Environmental Reviews

The new rule directs agencies to complete an Environmental Impact Statement (EIS) within 2 years and a less-extensive environmental assessment within 1 year, and allows a lead agency to extend the deadline if it does so in writing. According to CEQ data, it takes an average of 3.5 years for the federal government to complete an EIS, with a quarter of the projects reviewed taking 6 years or more.  CEQ’s new rule caps the length of an EIS at 150 pages for straightforward projects and 300 pages, not including appendices, for complex projects. Currently, the median length of an EIS runs 447 pages, with a quarter of the projects exceeding about 750 pages or more, not including appendices, which have a median length of 423 pages.  Writing an EIS for the government has become a business for some.

The rule creates new methods for the federal government to establish a “categorical exclusion” in the permitting process. A project receiving a categorical exclusion does not need an environmental review, the most time-consuming part of the permitting process, because the government has determined it would have a negligible impact on the environment. The rule allows multiple agencies to issue a joint categorial exclusion. According to CEQ, “low-impact projects” that may qualify for the categorial exclusions could range “from solar storage and electric vehicle charging infrastructure to transmission improvements and broadband deployment.” There was no mention of fossil fuel projects that currently provide about 80 percent of the nation’s energy.

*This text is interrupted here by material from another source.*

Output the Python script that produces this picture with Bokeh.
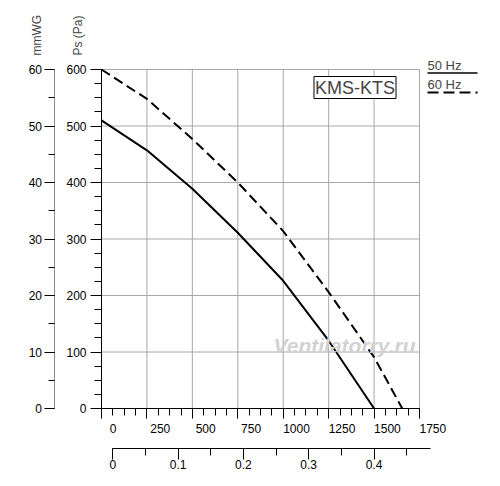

The rule also directs federal agencies to consider environmental justice and the proposed project’s effects on climate change, including by quantifying “reasonably foreseeable greenhouse gas emissions” in their reviews. It also directs agencies to identify reasonable alternatives, “like wind and solar projects,” to mitigate climate impacts. In practice, this means a company proposing a pipeline to transport oil or natural gas could be confronted with the government’s “preferred alternative” being a wind or solar facility. The provision allows the government to favor intermittent and weather-driven renewable energy instead of developing infrastructure such as pipelines that builders are seeking to construct. It is akin to a person requesting a vehicle registration only to have the Department of Motor Vehicles suggest the person walk instead.


The White House reformed the U.S. environmental review process for major projects that would speed up approval for President Biden’s pet projects–anything from power transmission from wind and solar farms to semiconductor manufacturing. But it excluded oil and gas projects. Reforms for Biden’s pet projects entail one- and two-year deadlines for federal agencies, page limits and tasking lead agencies with coordinating the process. It also creates ways for agencies to establish categorical exclusions for projects such as transmission lines in areas where the land has already been disturbed–a provision that can be abused for politically correct projects of the Biden administration.

The rule stems from the debt ceiling deal Biden negotiated with congressional leaders last year. But some lawmakers including Senator Manchin argue that the rule does not adhere closely enough to that deal. Manchin vowed to roll it back through a Congressional Review Act resolution that Biden will surely veto. “At a time when everyone agrees that it takes too long to build infrastructure in this country, the Administration’s new NEPA regulations will take us backwards,” Manchin said in a statement. Manchin and other lawmakers have been working on legislation that reforms NEPA for all energy projects.